> DATA SECTION:

---------------

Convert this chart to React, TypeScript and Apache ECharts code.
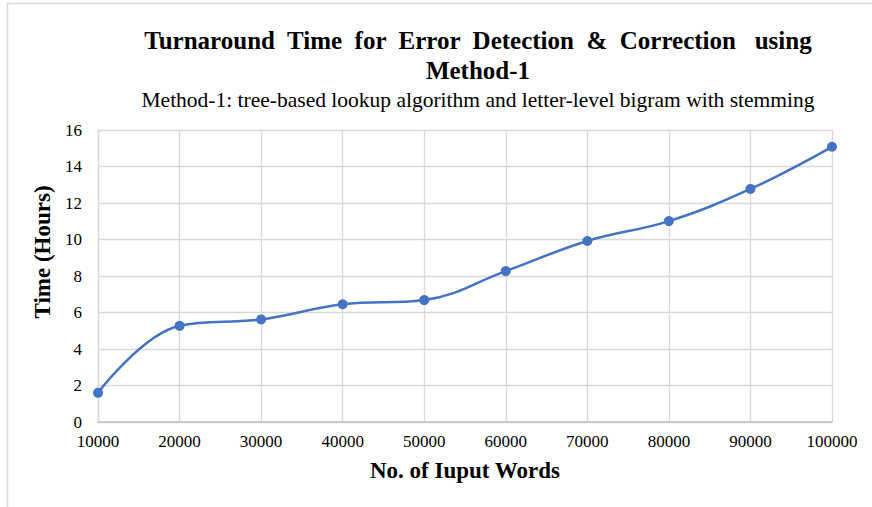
import React, { useEffect, useRef } from "react";
import * as echarts from "echarts";

const categories = ["10000", "20000", "30000", "40000", "50000", "60000", "70000", "80000", "90000", "100000"];
const timeHours = [1.6, 5.27, 5.62, 6.45, 6.68, 8.27, 9.92, 11.01, 12.77, 15.08];
const yTicks = { min: 0, max: 16, interval: 2 };

const titleText = "Turnaround  Time  for  Error  Detection  &  Correction   using\nMethod-1";
const subtitleText = "Method-1: tree-based lookup algorithm and letter-level bigram with stemming";
const xName = "No. of Iuput Words";
const yName = "Time (Hours)";

const FONT = "'Liberation Serif', 'Times New Roman', serif";

export default function App() {
  const ref = useRef<HTMLDivElement>(null);
  useEffect(() => {
    if (!ref.current) return;
    const chart = echarts.init(ref.current, undefined, { renderer: "svg" });
    chart.setOption({
      animation: false,
      backgroundColor: "#ffffff",
      title: [
        {
          text: titleText,
          left: 473,
          top: 20,
          textAlign: "center",
          textStyle: { fontFamily: FONT, fontSize: 25, fontWeight: "bold", color: "#000", lineHeight: 30 },
        },
        {
          text: subtitleText,
          left: 473,
          top: 84,
          textAlign: "center",
          textStyle: { fontFamily: FONT, fontSize: 21.5, fontWeight: "normal", color: "#000" },
        },
      ],
      graphic: [
        {
          type: "rect",
          shape: { x: 7.5, y: 3.5, width: 900, height: 520 },
          style: { fill: "none", stroke: "#d9d9d9", lineWidth: 1.5 },
          silent: true,
        },
        {
          type: "text",
          x: 42,
          y: 252,
          rotation: Math.PI / 2,
          style: {
            text: yName,
            fontFamily: FONT,
            fontSize: 23,
            fontWeight: "bold",
            fill: "#000",
            align: "center",
            verticalAlign: "middle",
          },
          silent: true,
        },
      ],
      grid: { left: 98, right: 40, top: 130, bottom: 85 },
      xAxis: {
        type: "category",
        data: categories,
        boundaryGap: false,
        name: xName,
        nameLocation: "middle",
        nameGap: 37,
        nameTextStyle: { fontFamily: FONT, fontSize: 23, fontWeight: "bold", color: "#000" },
        axisLine: { lineStyle: { color: "#bfbfbf", width: 1.5 } },
        axisTick: { show: false },
        axisLabel: { fontFamily: FONT, fontSize: 17, color: "#000", margin: 11 },
        splitLine: { show: true, lineStyle: { color: "#d9d9d9", width: 1.3 } },
      },
      yAxis: {
        type: "value",
        min: yTicks.min,
        max: yTicks.max,
        interval: yTicks.interval,
        axisLine: { show: true, lineStyle: { color: "#d9d9d9", width: 1.3 } },
        axisTick: { show: false },
        axisLabel: { fontFamily: FONT, fontSize: 17, color: "#000", margin: 16 },
        splitLine: { show: true, lineStyle: { color: "#d9d9d9", width: 1.3 } },
      },
      series: [
        {
          type: "line",
          data: timeHours,
          smooth: 0.4,
          symbol: "circle",
          symbolSize: 10,
          itemStyle: { color: "#4472C4" },
          lineStyle: { color: "#4472C4", width: 2.5 },
        },
      ],
    });
    return () => chart.dispose();
  }, []);
  return <div ref={ref} style={{ position: "absolute", left: 0, top: 0, width: 872, height: 507 }} />;
}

---------------

> WHAT IS BEING ASKED:
Reproduce exactly the run of lines that opens the listing and closes with the line holding "import * as". Pictures are excluded.

> ANSWER:
Convert this chart to React, TypeScript and Apache ECharts code.
import React, { useEffect, useRef } from "react";
import * as echarts from "echarts";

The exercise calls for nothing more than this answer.